# Set exercise
Write out, word for word, every line from the first one through the line that holds "ax.axis('off')", and nothing else; skip the pictures.

Source code of charts
::::

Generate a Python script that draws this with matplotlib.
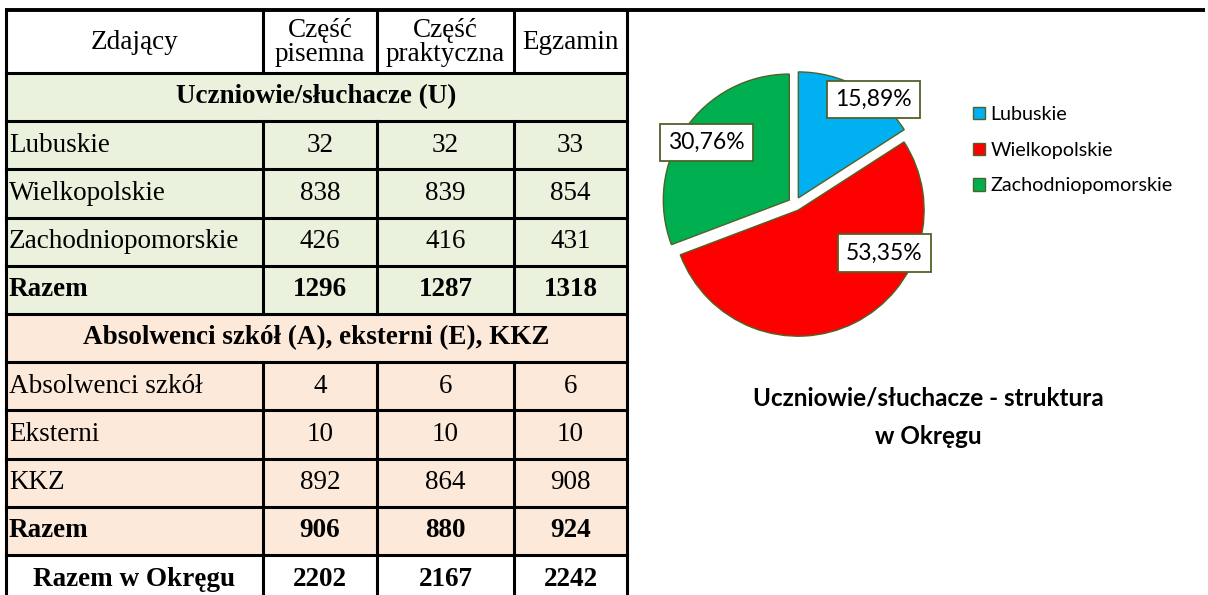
import matplotlib
matplotlib.use('Agg')
import matplotlib.pyplot as plt
from matplotlib.patches import Rectangle

# --- data ---
col_headers = ['Zdający', 'Część\npisemna', 'Część\npraktyczna', 'Egzamin']

section_u = 'Uczniowie/słuchacze (U)'
labels_u = ['Lubuskie', 'Wielkopolskie', 'Zachodniopomorskie']
pisemna_u = [32, 838, 426]
praktyczna_u = [32, 839, 416]
egzamin_u = [33, 854, 431]
razem_u = [1296, 1287, 1318]

section_a = 'Absolwenci szkół (A), eksterni (E), KKZ'
labels_a = ['Absolwenci szkół', 'Eksterni', 'KKZ']
pisemna_a = [4, 10, 892]
praktyczna_a = [6, 10, 864]
egzamin_a = [6, 10, 908]
razem_a = [906, 880, 924]

razem_okreg = [2202, 2167, 2242]

pie_labels = ['Lubuskie', 'Wielkopolskie', 'Zachodniopomorskie']
pie_shares = [15.89, 53.35, 30.76]
pie_colors = ['#00B0F0', '#FF0000', '#00B050']
pie_title = ['Uczniowie/słuchacze - struktura', 'w Okręgu']

# --- layout (pixels) ---
W, H = 1208, 595
col_edges = [6, 263, 377, 514, 627]
top = 10
header_h = 63
row_h = 48.2
green = '#EAF1DD'
peach = '#FDE9D9'
line_c = 'black'
lw = 2.2
serif = 'Liberation Serif'
fs = 19.5

fig = plt.figure(figsize=(W / 100, H / 100), dpi=100)
ax = fig.add_axes([0, 0, 1, 1])
ax.set_xlim(0, W)
ax.set_ylim(H, 0)
ax.axis('off')

# build rows: (kind, label, values, fill, bold)
rows = [('section', section_u, None, green, True)]
for lab, a, b, c in zip(labels_u, pisemna_u, praktyczna_u, egzamin_u):
    rows.append(('data', lab, [a, b, c], green, False))
rows.append(('data', 'Razem', razem_u, green, True))
rows.append(('section', section_a, None, peach, True))
for lab, a, b, c in zip(labels_a, pisemna_a, praktyczna_a, egzamin_a):
    rows.append(('data', lab, [a, b, c], peach, False))
rows.append(('data', 'Razem', razem_a, peach, True))
rows.append(('total', 'Razem w Okręgu', razem_okreg, 'white', True))

x0, x1 = col_edges[0], col_edges[-1]

# header row
for i, txt in enumerate(col_headers):
    cx = (col_edges[i] + col_edges[i + 1]) / 2
    ax.text(cx, top + header_h / 2 + 1, txt, ha='center', va='center',
            family=serif, fontsize=fs, linespacing=0.95)
for xe in col_edges:
    ax.plot([xe, xe], [top, top + header_h], color=line_c, lw=lw)

y = top + header_h
for kind, lab, vals, fill, bold in rows:
    ax.add_patch(Rectangle((x0, y), x1 - x0, row_h, facecolor=fill, edgecolor='none', zorder=0))
    weight = 'bold' if bold else 'normal'
    cy = y + row_h / 2
    if kind == 'section':
        ax.text((x0 + x1) / 2, cy, lab, ha='center', va='center',
                family=serif, fontsize=fs, weight='bold')
        edges = [x0, x1]
    else:
        if kind == 'total':
            ax.text((col_edges[0] + col_edges[1]) / 2, cy, lab, ha='center', va='center',
                    family=serif, fontsize=fs, weight=weight)
        else:
            ax.text(col_edges[0] + 3, cy, lab, ha='left', va='center',
                    family=serif, fontsize=fs, weight=weight)
        for j, v in enumerate(vals):
            cx = (col_edges[j + 1] + col_edges[j + 2]) / 2
            ax.text(cx, cy, str(v), ha='center', va='center',
                    family=serif, fontsize=fs, weight=weight)
        edges = col_edges
    for xe in edges:
        ax.plot([xe, xe], [y, y + row_h], color=line_c, lw=lw)
    ax.plot([x0, x1], [y, y], color=line_c, lw=lw)
    y += row_h

# long top rule across the page
ax.plot([x0 - 1, 1205], [top, top], color=line_c, lw=lw + 0.6, solid_capstyle='butt')

# --- pie ---
cx_pie, cy_pie, R = 795, 204, 126
S = 3.2 * R
ax_pie = fig.add_axes([(cx_pie - S / 2) / W, (H - cy_pie - S / 2) / H, S / W, S / H])
wedges, _ = ax_pie.pie(pie_shares, colors=pie_colors, startangle=90, counterclock=False,
                       explode=[0.055] * len(pie_shares), radius=1,
                       wedgeprops=dict(edgecolor='#4F6228', linewidth=1.0))
ax_pie.set_xlim(-1.6, 1.6)
ax_pie.set_ylim(-1.6, 1.6)
ax_pie.axis('off')

label_pos = [(0.62, 0.83), (0.71, -0.39), (-0.70, 0.49)]
for (lx, ly), v in zip(label_pos, pie_shares):
    ax_pie.text(lx, ly, f'{v:.2f}%'.replace('.', ','), ha='center', va='center',
                family='Lato', fontsize=16.5,
                bbox=dict(boxstyle='square,pad=0.36', facecolor='white',
                          edgecolor='#4F6228', linewidth=1.3))

fig.legend(wedges, pie_labels, loc='upper left', bbox_to_anchor=(973 / W, 1 - 106 / H),
           frameon=False, prop={'family': 'Lato', 'size': 14.2},
           handlelength=0.6, handleheight=0.6, handletextpad=0.3,
           labelspacing=0.95, borderpad=0, borderaxespad=0)

fig.text(928 / W, 1 - 398 / H, pie_title[0], ha='center', va='center',
         family='Lato', fontsize=17.5, weight='bold')
fig.text(928 / W, 1 - 437 / H, pie_title[1], ha='center', va='center',
         family='Lato', fontsize=17.5, weight='bold')

fig.savefig('out.png', dpi=100)
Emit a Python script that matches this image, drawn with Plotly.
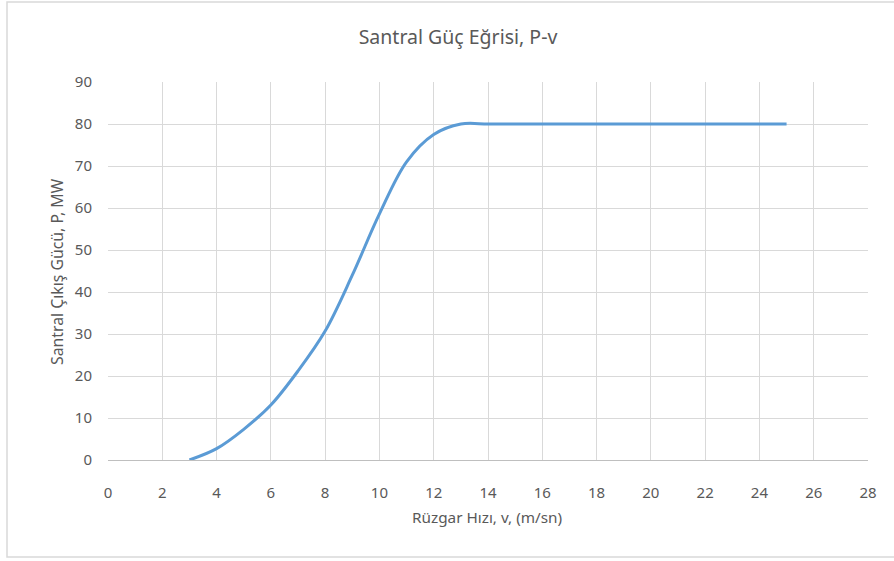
import plotly.graph_objects as go

# Data
wind_speed = [3, 4, 5, 6, 7, 8, 9, 10, 11, 12, 13, 14, 15, 16, 17, 18, 19, 20, 21, 22, 23, 24, 25]
power_mw = [0, 2.7, 7.3, 13.1, 21.2, 30.7, 44.0, 58.6, 71.0, 77.5, 80, 80, 80, 80, 80, 80, 80, 80, 80, 80, 80, 80, 80]
x_ticks = list(range(0, 29, 2))
y_ticks = list(range(0, 91, 10))

title_text = "Santral Güç Eğrisi, P-v"
x_title = "Rüzgar Hızı, v, (m/sn)"
y_title = "Santral Çıkış Gücü, P, MW"

FONT = "Noto Sans"
TXT = "#595959"
GRID = "#d9d9d9"

fig = go.Figure()
fig.add_trace(go.Scatter(
    x=wind_speed, y=power_mw, mode="lines",
    line=dict(color="#5b9bd5", width=3, shape="spline", smoothing=1.0),
    showlegend=False, hoverinfo="x+y",
))

W, H = 894, 561
L, R, T, B = 108, 26, 82, 101
pw, ph = W - L - R, H - T - B


def px_x(p):
    return (p - L) / pw


def px_y(p):
    return (H - B - p) / ph


fig.update_layout(
    width=W, height=H,
    margin=dict(l=L, r=R, t=T, b=B, pad=0),
    paper_bgcolor="white", plot_bgcolor="white",
    font=dict(family=FONT, color=TXT, size=12),
    title=dict(text=title_text, x=458 / W, xanchor="center", y=1 - 37 / H, yanchor="middle",
               font=dict(family=FONT, size=19.5, color=TXT)),
    xaxis=dict(range=[0, 28], tickvals=x_ticks, showgrid=True, gridcolor=GRID, gridwidth=1,
               zeroline=False, showline=True, linecolor="#bfbfbf", linewidth=1,
               ticks="", ticklabelstandoff=19, tickfont=dict(size=15, color=TXT)),
    yaxis=dict(range=[0, 90], tickvals=y_ticks, showgrid=True, gridcolor=GRID, gridwidth=1,
               zeroline=False, showline=False, ticks="", ticklabelstandoff=15,
               tickfont=dict(size=15, color=TXT)),
    annotations=[
        dict(text=x_title, xref="paper", yref="paper", x=px_x(487), y=px_y(517),
             xanchor="center", yanchor="middle", showarrow=False,
             font=dict(family=FONT, size=15.3, color=TXT)),
        dict(text=y_title, xref="paper", yref="paper", x=px_x(57), y=px_y(272),
             xanchor="center", yanchor="middle", showarrow=False, textangle=-90,
             font=dict(family=FONT, size=15.8, color=TXT)),
    ],
    shapes=[
        dict(type="rect", xref="paper", yref="paper",
             x0=px_x(7), x1=px_x(910), y0=px_y(557), y1=px_y(2),
             line=dict(color="#d9d9d9", width=1.5), fillcolor="rgba(0,0,0,0)", layer="below"),
    ],
)

fig.write_html("out.html", config={"displayModeBar": False},
               post_script="document.body.style.margin='0';")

::::

# Task response
Generate a Python script that draws this with matplotlib.
import matplotlib
matplotlib.use('Agg')
import matplotlib.pyplot as plt
from matplotlib.patches import Rectangle

# --- data ---
col_headers = ['Zdający', 'Część\npisemna', 'Część\npraktyczna', 'Egzamin']

section_u = 'Uczniowie/słuchacze (U)'
labels_u = ['Lubuskie', 'Wielkopolskie', 'Zachodniopomorskie']
pisemna_u = [32, 838, 426]
praktyczna_u = [32, 839, 416]
egzamin_u = [33, 854, 431]
razem_u = [1296, 1287, 1318]

section_a = 'Absolwenci szkół (A), eksterni (E), KKZ'
labels_a = ['Absolwenci szkół', 'Eksterni', 'KKZ']
pisemna_a = [4, 10, 892]
praktyczna_a = [6, 10, 864]
egzamin_a = [6, 10, 908]
razem_a = [906, 880, 924]

razem_okreg = [2202, 2167, 2242]

pie_labels = ['Lubuskie', 'Wielkopolskie', 'Zachodniopomorskie']
pie_shares = [15.89, 53.35, 30.76]
pie_colors = ['#00B0F0', '#FF0000', '#00B050']
pie_title = ['Uczniowie/słuchacze - struktura', 'w Okręgu']

# --- layout (pixels) ---
W, H = 1208, 595
col_edges = [6, 263, 377, 514, 627]
top = 10
header_h = 63
row_h = 48.2
green = '#EAF1DD'
peach = '#FDE9D9'
line_c = 'black'
lw = 2.2
serif = 'Liberation Serif'
fs = 19.5

fig = plt.figure(figsize=(W / 100, H / 100), dpi=100)
ax = fig.add_axes([0, 0, 1, 1])
ax.set_xlim(0, W)
ax.set_ylim(H, 0)
ax.axis('off')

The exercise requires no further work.